• [YOUR INSTRUCTIONS]: Your task is to repeat only the lines from the one with "Write the matplotlib code for this chart." through the one with "marker_times = [0.27, 0.87, 1.47, 2.07, 2.67]", exactly as they stand, both ends included.

>> start PROVIDED INFORMATION

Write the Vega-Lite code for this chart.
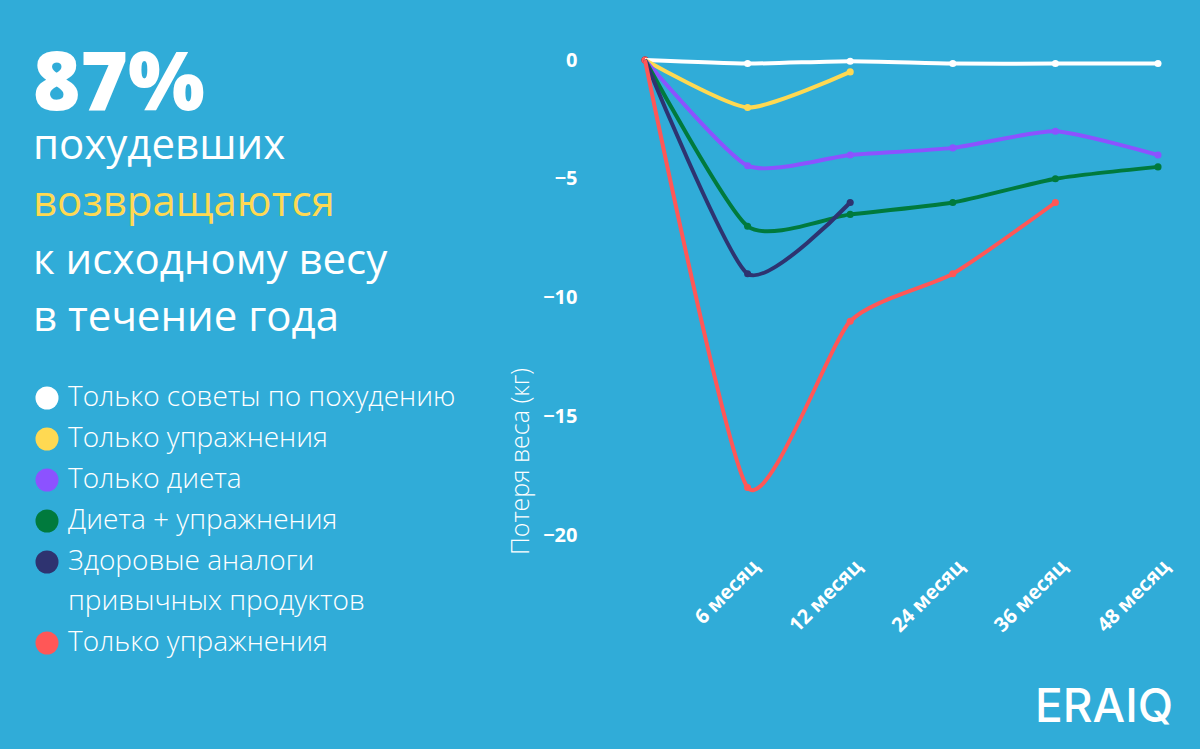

>> end PROVIDED INFORMATION
>> start PROVIDED INFORMATION

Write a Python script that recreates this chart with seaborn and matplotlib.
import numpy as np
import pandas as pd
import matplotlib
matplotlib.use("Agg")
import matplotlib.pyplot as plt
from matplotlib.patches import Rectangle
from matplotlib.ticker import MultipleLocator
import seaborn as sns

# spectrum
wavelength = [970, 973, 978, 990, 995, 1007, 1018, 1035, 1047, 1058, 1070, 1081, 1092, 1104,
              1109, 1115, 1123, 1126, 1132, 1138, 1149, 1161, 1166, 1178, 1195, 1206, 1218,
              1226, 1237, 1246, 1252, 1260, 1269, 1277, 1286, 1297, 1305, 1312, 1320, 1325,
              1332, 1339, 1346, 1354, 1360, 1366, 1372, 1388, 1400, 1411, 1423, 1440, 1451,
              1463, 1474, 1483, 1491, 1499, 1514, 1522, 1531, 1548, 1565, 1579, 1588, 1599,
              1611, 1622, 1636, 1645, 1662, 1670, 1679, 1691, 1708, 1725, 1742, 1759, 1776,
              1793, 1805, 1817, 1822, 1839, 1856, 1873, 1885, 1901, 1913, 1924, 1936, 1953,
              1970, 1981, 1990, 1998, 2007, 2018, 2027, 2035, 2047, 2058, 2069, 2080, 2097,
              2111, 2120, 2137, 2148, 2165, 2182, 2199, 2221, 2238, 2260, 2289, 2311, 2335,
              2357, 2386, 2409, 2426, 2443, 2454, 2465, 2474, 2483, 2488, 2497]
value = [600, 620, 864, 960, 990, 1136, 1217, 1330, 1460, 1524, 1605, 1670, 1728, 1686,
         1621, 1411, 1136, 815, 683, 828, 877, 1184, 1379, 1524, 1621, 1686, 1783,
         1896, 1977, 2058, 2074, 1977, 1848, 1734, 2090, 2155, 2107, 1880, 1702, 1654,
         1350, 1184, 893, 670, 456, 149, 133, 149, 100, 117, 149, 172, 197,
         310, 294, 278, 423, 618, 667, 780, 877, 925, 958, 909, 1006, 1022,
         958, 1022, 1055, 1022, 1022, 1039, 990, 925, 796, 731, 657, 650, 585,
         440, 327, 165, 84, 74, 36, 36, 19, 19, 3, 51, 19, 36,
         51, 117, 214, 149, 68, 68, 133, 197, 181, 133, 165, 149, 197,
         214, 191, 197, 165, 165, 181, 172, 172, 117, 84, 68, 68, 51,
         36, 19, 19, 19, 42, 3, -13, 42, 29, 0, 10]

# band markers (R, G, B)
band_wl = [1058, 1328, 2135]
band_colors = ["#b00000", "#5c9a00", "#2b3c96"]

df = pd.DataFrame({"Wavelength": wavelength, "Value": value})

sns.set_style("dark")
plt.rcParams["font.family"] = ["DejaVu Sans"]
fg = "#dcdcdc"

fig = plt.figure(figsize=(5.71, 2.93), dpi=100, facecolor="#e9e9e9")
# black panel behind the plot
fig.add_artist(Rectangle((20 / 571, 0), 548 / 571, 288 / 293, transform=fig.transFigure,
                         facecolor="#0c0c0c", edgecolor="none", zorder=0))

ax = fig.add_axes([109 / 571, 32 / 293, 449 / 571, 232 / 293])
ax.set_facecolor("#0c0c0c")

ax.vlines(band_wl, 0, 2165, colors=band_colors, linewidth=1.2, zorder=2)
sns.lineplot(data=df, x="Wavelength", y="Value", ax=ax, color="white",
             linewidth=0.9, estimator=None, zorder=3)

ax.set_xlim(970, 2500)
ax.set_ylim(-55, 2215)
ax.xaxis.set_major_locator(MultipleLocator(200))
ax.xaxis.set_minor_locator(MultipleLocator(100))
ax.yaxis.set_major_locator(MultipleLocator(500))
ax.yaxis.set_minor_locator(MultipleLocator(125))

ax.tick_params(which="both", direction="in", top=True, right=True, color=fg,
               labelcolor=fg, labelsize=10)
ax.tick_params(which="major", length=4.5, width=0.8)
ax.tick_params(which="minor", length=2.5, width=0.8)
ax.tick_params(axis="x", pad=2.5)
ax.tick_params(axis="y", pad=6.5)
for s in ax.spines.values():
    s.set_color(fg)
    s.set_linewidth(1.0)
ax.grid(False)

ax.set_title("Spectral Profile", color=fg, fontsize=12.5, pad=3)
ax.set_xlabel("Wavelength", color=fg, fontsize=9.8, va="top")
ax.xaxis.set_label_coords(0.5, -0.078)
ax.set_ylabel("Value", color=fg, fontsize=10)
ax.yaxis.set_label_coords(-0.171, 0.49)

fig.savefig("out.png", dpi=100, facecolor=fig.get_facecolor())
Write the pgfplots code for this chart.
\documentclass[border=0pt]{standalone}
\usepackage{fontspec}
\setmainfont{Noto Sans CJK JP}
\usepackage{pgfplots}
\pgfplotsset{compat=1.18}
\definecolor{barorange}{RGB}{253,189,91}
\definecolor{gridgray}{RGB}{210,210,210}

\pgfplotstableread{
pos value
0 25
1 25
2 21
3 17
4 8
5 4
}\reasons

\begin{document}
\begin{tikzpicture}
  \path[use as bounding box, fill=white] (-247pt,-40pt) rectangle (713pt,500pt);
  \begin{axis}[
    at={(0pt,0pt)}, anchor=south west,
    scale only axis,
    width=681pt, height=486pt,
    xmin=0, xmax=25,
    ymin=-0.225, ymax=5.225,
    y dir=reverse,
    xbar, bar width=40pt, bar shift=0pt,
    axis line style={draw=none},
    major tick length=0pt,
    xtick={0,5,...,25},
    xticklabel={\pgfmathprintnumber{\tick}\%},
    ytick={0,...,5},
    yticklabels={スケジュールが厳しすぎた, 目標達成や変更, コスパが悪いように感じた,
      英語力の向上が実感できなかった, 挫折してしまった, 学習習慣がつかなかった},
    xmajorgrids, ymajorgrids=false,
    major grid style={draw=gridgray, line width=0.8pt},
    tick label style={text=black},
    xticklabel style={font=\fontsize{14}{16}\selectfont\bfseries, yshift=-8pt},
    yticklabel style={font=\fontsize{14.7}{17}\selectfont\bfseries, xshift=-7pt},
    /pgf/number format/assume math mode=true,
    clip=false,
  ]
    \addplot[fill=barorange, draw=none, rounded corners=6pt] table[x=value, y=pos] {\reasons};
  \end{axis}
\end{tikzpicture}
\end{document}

>> end PROVIDED INFORMATION
>> start PROVIDED INFORMATION

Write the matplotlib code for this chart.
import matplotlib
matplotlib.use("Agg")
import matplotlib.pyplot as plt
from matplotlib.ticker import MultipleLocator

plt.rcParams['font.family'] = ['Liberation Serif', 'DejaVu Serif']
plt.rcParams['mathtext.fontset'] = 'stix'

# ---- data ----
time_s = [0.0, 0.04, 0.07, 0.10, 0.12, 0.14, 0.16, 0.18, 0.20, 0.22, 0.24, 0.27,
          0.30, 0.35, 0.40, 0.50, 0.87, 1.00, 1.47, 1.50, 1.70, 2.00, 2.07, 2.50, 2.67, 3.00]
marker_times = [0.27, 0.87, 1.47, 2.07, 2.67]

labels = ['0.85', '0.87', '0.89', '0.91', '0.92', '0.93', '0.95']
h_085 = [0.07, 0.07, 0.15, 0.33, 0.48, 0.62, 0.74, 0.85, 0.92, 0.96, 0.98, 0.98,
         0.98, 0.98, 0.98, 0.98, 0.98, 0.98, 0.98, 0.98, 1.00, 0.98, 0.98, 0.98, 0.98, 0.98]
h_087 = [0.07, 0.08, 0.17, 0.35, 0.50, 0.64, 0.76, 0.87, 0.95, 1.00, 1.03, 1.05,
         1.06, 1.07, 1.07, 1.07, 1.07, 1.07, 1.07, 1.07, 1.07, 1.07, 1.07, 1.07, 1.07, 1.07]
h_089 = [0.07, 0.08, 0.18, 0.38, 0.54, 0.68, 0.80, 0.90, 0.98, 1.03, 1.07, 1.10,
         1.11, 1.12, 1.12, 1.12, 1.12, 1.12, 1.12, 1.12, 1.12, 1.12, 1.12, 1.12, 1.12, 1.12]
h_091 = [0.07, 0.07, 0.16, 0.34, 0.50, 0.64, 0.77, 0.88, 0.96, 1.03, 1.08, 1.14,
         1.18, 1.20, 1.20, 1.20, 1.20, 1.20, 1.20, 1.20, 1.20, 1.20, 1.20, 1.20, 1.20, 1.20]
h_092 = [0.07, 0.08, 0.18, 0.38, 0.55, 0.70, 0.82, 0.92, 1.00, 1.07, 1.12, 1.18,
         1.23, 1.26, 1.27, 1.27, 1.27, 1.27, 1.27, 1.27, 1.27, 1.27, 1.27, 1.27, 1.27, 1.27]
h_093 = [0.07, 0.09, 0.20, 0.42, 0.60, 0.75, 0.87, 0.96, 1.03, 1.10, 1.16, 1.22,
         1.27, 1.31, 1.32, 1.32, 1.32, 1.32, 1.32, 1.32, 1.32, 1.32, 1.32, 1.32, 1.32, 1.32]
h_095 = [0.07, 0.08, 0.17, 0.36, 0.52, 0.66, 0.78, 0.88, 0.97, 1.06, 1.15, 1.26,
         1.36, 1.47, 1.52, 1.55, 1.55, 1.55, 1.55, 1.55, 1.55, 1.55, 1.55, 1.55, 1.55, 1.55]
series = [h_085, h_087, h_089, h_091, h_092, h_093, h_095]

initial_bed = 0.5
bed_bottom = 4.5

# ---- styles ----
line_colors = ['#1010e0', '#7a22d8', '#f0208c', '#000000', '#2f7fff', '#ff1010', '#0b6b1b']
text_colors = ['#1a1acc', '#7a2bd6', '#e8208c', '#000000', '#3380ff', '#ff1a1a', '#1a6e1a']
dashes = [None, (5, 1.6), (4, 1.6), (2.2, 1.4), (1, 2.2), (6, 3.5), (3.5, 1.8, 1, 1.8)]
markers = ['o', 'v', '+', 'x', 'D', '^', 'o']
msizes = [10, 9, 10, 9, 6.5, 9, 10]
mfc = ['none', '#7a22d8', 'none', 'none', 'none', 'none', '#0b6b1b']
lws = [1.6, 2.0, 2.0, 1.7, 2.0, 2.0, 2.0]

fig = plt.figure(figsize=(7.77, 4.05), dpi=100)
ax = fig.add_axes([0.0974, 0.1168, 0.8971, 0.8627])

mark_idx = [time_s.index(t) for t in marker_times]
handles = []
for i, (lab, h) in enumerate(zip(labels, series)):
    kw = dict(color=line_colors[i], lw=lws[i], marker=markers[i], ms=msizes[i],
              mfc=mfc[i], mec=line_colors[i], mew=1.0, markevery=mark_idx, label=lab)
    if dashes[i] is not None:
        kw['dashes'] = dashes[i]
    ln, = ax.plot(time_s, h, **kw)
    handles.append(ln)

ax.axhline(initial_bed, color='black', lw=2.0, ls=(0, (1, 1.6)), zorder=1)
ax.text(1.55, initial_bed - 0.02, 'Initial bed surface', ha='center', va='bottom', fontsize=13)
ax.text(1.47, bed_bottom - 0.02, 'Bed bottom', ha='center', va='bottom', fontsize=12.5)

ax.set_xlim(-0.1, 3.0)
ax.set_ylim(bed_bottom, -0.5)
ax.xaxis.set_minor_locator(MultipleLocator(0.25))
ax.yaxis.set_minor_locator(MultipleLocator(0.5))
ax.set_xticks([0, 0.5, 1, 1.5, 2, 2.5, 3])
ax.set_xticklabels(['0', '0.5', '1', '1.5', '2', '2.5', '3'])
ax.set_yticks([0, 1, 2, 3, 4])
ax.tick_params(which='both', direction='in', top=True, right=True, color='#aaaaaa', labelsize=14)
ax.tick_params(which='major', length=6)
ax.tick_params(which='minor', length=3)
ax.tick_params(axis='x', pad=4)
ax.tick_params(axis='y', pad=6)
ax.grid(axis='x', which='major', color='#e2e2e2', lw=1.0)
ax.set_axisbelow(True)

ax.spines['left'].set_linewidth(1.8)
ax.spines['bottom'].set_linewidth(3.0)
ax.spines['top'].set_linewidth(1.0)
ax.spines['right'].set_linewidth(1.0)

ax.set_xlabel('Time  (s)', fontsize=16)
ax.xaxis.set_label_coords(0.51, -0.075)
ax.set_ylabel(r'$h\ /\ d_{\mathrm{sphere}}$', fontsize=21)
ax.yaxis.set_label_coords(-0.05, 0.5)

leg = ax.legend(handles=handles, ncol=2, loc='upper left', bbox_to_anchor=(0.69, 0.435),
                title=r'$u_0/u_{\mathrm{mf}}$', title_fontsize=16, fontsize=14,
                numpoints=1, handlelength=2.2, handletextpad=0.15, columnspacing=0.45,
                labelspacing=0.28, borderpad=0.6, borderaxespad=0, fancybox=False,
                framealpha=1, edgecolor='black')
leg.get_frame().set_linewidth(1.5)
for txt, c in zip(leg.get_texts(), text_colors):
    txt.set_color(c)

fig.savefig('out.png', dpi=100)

>> end PROVIDED INFORMATION

• [CORRECT RESULT]:
Write the matplotlib code for this chart.
import matplotlib
matplotlib.use("Agg")
import matplotlib.pyplot as plt
from matplotlib.ticker import MultipleLocator

plt.rcParams['font.family'] = ['Liberation Serif', 'DejaVu Serif']
plt.rcParams['mathtext.fontset'] = 'stix'

# ---- data ----
time_s = [0.0, 0.04, 0.07, 0.10, 0.12, 0.14, 0.16, 0.18, 0.20, 0.22, 0.24, 0.27,
          0.30, 0.35, 0.40, 0.50, 0.87, 1.00, 1.47, 1.50, 1.70, 2.00, 2.07, 2.50, 2.67, 3.00]
marker_times = [0.27, 0.87, 1.47, 2.07, 2.67]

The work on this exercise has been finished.